Tag Archives: MBA Essays

Good vs. Bad Risks In MBA Admissions Essays

Business Week last week put out an illuminating story about how MBA Adcoms set about thinking up MBA admissions essay questions.

The context is business schools are asking fewer essay questions in total, often swapping text questions for multimedia input. Part of the reason b-school adcoms are asking for fewer questions is they don’t get what they want from the answers.

What they very often get is a generic “promo-style” answer from the applicant, telling the admissions committee what they think the committee wants to hear.

If an essay prompt results in thousands of formulaic responses it will be pulled, as year-on-year Adcoms sit down to refine their questions based on the quality of answers they got the previous year.

There’s a lot MBA applicants can learn from knowing what Adcom’s task themselves to achieve (or more specifically, what they try to avoid) in composing a good question.

Liz Riley Hargrove, Associate Dean for admissions at Duke’s Fuqua School of Business, tells Business Week how admissions officers pass boardroom hours lobbing edits back and forth to craft the perfect question.

They answer each other’s questions. If Adcom members themselves answer the question generically, it’s back to the drawing board.

What they don’t want is your elegantly varnished cookie-cutter answer that takes no risks. What they do want is an authentic expression of self, something that reveals a piece of who you really are and what shaped you.

Taking risks doesn’t mean you can make mistakes in grammar or tone or style, or you can discuss inappropriate topics or waste words capturing little admissions value. That’s taking a bad risk.

It does mean you can be yourself. Really, truly. Being who you really are, and saying what your really want is a good risk.

How can you “be yourself?” By saying things about you that are honest and self-revealing, that are specific in time and place and unique only to you. This is the way to achieve an authentic voice  and intimate tone into your communications.

If what you say could just as easily be in the next applicant’s essay, you’ve failed an important test in MBA admissions essay writing.

How HBS Writes. Write Like That.

Have a look at the message Dee Leopold, MD of Harvard Business School Admissions, sent last month to HBS R1 applicants. The mail confirms receipt of application (heading off the inevitables who call to ask “did you get my application?”) and gives a brief description of the way forward.

What’s important here is not the content, but the writing style. Check it out:

Dear [    ],

This message confirms that you’re a Round 1 HBS applicant. All of us here on the Admissions team are pleased that you’d like to be a student here.

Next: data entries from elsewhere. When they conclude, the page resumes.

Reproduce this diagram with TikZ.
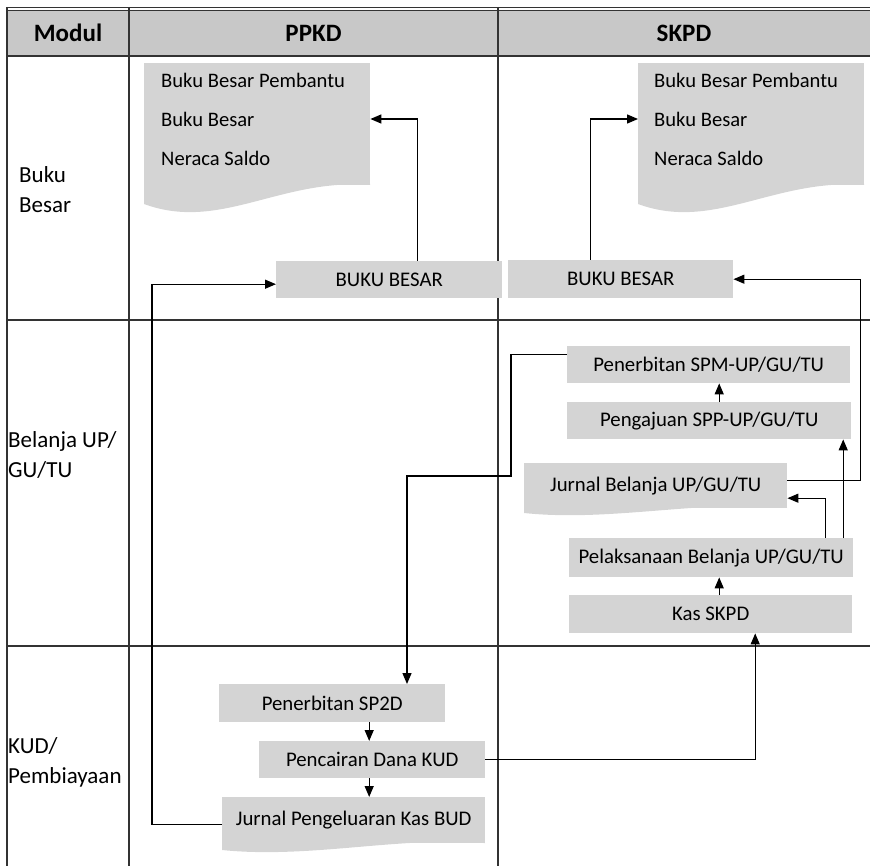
\documentclass[tikz,border=0pt]{standalone}
\usepackage{fontspec}
\setmainfont{Carlito}
\usetikzlibrary{arrows.meta,positioning}
\definecolor{abukotak}{HTML}{D4D4D4}
\definecolor{abukepala}{HTML}{C8C8C8}
\definecolor{garistabel}{HTML}{333333}

\begin{document}
\begin{tikzpicture}[x=1pt,y=-1pt,
  kotak/.style={fill=abukotak,inner sep=0pt,anchor=north west,font=\fontsize{20.8}{24}\selectfont},
  teks/.style={inner sep=0pt,anchor=west,font=\fontsize{20.6}{24}\selectfont},
  judul/.style={inner sep=0pt,font=\fontsize{25}{30}\selectfont\bfseries},
  modul/.style={inner sep=0pt,anchor=west,align=left,font=\fontsize{23}{30}\selectfont},
  garis/.style={draw=garistabel,line width=1.3pt},
  panah/.style={-{Triangle[length=11pt,width=9pt]},line width=1.3pt}
]
\useasboundingbox (0,0) rectangle (870,866);
% tabel
\fill[abukepala] (7,10.5) rectangle (870,56);
\draw[garistabel,line width=0.9pt] (7,7.5) -- (870,7.5) (7,10.5) -- (870,10.5);
\foreach \y in {56,320,646} \draw[garis] (7,\y) -- (870,\y);
\foreach \x in {7,129,498} \draw[garis] (\x,7) -- (\x,866);
\node[judul] (hmodul) at (68,33) {Modul};
\node[judul] (hppkd) at (313.5,33) {PPKD};
\node[judul] (hskpd) at (684,33) {SKPD};
\node[modul] (mbb) at (19,190) {Buku\\Besar};
\node[modul] (mbel) at (8,455) {Belanja UP/\\GU/TU};
\node[modul] (mkud) at (8,762) {KUD/\\Pembiayaan};

% dokumen buku besar
\node[kotak,minimum width=226pt,minimum height=122pt] (dokppkd) at (144,63) {};
\fill[abukotak] (144,184) -- (144,204) .. controls (220,232) and (280,178) .. (370,185) -- (370,184) -- cycle;
\node[teks] (ppkd1) at (161,80) {Buku Besar Pembantu};
\node[teks] (ppkd2) at (161,119) {Buku Besar};
\node[teks] (ppkd3) at (161,158) {Neraca Saldo};
\node[kotak,minimum width=226pt,minimum height=122pt] (dokskpd) at (638,63) {};
\fill[abukotak] (638,184) -- (638,204) .. controls (714,232) and (774,178) .. (864,185) -- (864,184) -- cycle;
\node[teks] (skpd1) at (654,80) {Buku Besar Pembantu};
\node[teks] (skpd2) at (654,119) {Buku Besar};
\node[teks] (skpd3) at (654,158) {Neraca Saldo};

\node[kotak,minimum width=226pt,minimum height=37pt] (bbppkd) at (276,261) {BUKU BESAR};
\node[kotak,minimum width=225pt,minimum height=38pt] (bbskpd) at (508,260) {BUKU BESAR};

% belanja SKPD
\node[kotak,minimum width=283pt,minimum height=37pt] (spm) at (567,346) {Penerbitan SPM-UP/GU/TU};
\node[kotak,minimum width=284pt,minimum height=37pt] (spp) at (567,402) {Pengajuan SPP-UP/GU/TU};
\node[kotak,minimum width=263pt,minimum height=45pt] (jbel) at (524,463) {Jurnal Belanja UP/GU/TU};
\fill[abukotak] (524,507) -- (524,513) .. controls (610,522) and (700,500) .. (787,507) -- cycle;
\node[kotak,minimum width=284pt,minimum height=39pt] (pelak) at (569,538) {Pelaksanaan Belanja UP/GU/TU};
\node[kotak,minimum width=283pt,minimum height=38pt] (kas) at (569,595) {Kas SKPD};

% KUD
\node[kotak,minimum width=226pt,minimum height=38pt] (sp2d) at (219,684) {Penerbitan SP2D};
\node[kotak,minimum width=226pt,minimum height=37pt] (cair) at (259,741) {Pencairan Dana KUD};
\node[kotak,minimum width=263pt,minimum height=46pt] (jpkb) at (222,797) {Jurnal Pengeluaran Kas BUD};
\fill[abukotak] (222,842) -- (222,850) .. controls (310,859) and (400,836) .. (485,843) -- cycle;

% panah
\draw[panah] ([xshift=28pt]bbppkd.north) |- (dokppkd.east |- ppkd2);
\draw[panah] ([xshift=-30pt]bbskpd.north) |- (dokskpd.west |- skpd2);
\draw[panah] ([yshift=-4pt]jpkb.west) -- ++(-70,0) |- ([yshift=-4.5pt]bbppkd.west);
\draw[panah] ([yshift=5pt]jbel.east) -- ++(73,0) |- (bbskpd.east);
\coordinate (belok) at (407,476);
\draw[panah] ([yshift=10.5pt]spm.west) -- ++(-56,0) |- (belok) -- (belok |- sp2d.north);
\draw[panah] (cair.east) -| ([xshift=44.5pt]kas.south);
\draw[panah] ([xshift=-3pt]cair.north |- sp2d.south) -- ([xshift=-3pt]cair.north);
\draw[panah] ([xshift=-3pt]cair.south) -- ([xshift=-3pt]cair.south |- jpkb.north);
\draw[panah] ([xshift=10pt]spp.north) -- ([xshift=10pt]spp.north |- spm.south);
\draw[panah] ([xshift=8.5pt]kas.north) -- ([xshift=8.5pt]kas.north |- pelak.south);
\draw[panah] ([xshift=114pt]pelak.north) |- ([yshift=-12.5pt]jbel.east);
\draw[panah] ([xshift=132pt]pelak.north) -- ([xshift=132pt]pelak.north |- spp.south);
\end{tikzpicture}
\end{document}
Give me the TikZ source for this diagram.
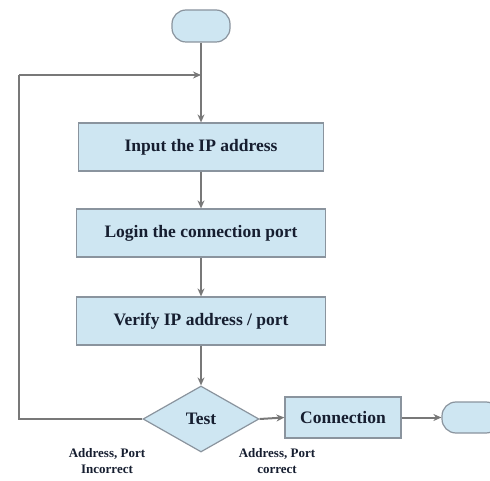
\documentclass[tikz,border=0pt]{standalone}
\usepackage{fontspec}
\setmainfont{Liberation Serif}
\usetikzlibrary{shapes.geometric,arrows.meta}
\definecolor{boxfill}{RGB}{206,230,242}
\definecolor{boxline}{RGB}{138,148,158}
\definecolor{conn}{RGB}{120,120,120}
\definecolor{txt}{RGB}{22,30,48}
\tikzset{
  x=1pt,y=1pt,
  procbox/.style={draw=boxline,line width=1.2pt,fill=boxfill,rectangle,inner sep=0pt,
    font=\fontsize{17.5}{19}\selectfont\bfseries,text=txt},
  termbox/.style={draw=boxline,line width=1.2pt,fill=boxfill,rectangle,rounded corners=14pt,inner sep=0pt},
  testbox/.style={draw=boxline,line width=1.2pt,fill=boxfill,diamond,aspect=1.76,inner sep=0pt,
    minimum width=116pt,minimum height=66pt,font=\fontsize{17.5}{19}\selectfont\bfseries,text=txt},
  lbl/.style={align=center,font=\fontsize{13}{15.5}\selectfont\bfseries,text=txt},
  flow/.style={draw=conn,line width=2pt,-{Stealth[length=8pt,width=7pt]}},
  plain/.style={draw=conn,line width=2pt}
}
\begin{document}
\begin{tikzpicture}
\clip (0,0) rectangle (490,-481);
\fill[white] (0,0) rectangle (490,-481);
\node[termbox,minimum width=58pt,minimum height=32pt] (start) at (201,-26) {};
\node[procbox,minimum width=245pt,minimum height=48pt] (b1) at (201,-147) {Input the IP address};
\node[procbox,minimum width=249pt,minimum height=48pt] (b2) at (201,-233) {Login the connection port};
\node[procbox,minimum width=249pt,minimum height=48pt] (b3) at (201,-321) {Verify IP address / port};
\node[testbox] (test) at (201,-419) {Test};
\node[procbox,minimum width=116pt,minimum height=41pt] (conn) at (343,-417.5) {Connection};
\node[termbox,minimum width=58pt,minimum height=31pt] (end) at (471,-417.5) {};
\node[lbl] (l1) at (107,-461) {Address, Port\\Incorrect};
\node[lbl] (l2) at (277,-461) {Address, Port\\correct};
\coordinate (merge) at (201,-75);
\coordinate (lb) at (19,-419);
\coordinate (lt) at (19,-75);
\draw[flow] (start.south) -- (b1.north);
\draw[flow] (b1.south) -- (b2.north);
\draw[flow] (b2.south) -- (b3.north);
\draw[flow] (b3.south) -- (test.north);
\draw[flow] (test.east) -- (conn.west);
\draw[flow] (conn.east) -- (end.west);
\draw[plain] (test.west) -- (lb) -- (lt);
\draw[flow] (lt) -- (merge);
\end{tikzpicture}
\end{document}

Let me tell you what will happen next.

Within a day or so of our Round 1 deadline, we begin to review all submitted applications.  We have a senior team who reads and makes decisions as to who moves forward and who doesn’t.

“Moving forward” means being invited to interview.  We expect that interview invitations will be issued in early October.  Interviews will be conducted from mid-October through November.  All of the necessary details will be in the invitation.

“Not moving forward” means that we are unable to admit you.  We want you to be able to move ahead with other plans so we will send these decisions out in October.

Some Round 1 applicants will be asked to remain under consideration and be reviewed again with Round 2 applicants.  We call that “further consideration” and the details will be communicated to this group in mid-October.

Regards,

Dee Leopold
Managing Director, MBA Admissions and Financial Aid

Now… if YOU were writing a letter to the thousands of HBS applicants, would you write like this? Or might you have done the following…

Dear Applicant,

The Harvard Business School hereby confirms receipt of your application for admissions in Round 1. We would like to thank you for your application and advise you of the forthcoming process…

Sound familiar? Ouch.

You get the difference. If you don’t believe me, believe Dee: it’s not only fine, it’s good to write simply and unpretentiously, as you would normally talk. Mind that you don’t fall overboard into slang and half-sentences. Just be practical and personal, using words and phrases you would normally use, and you will get it right.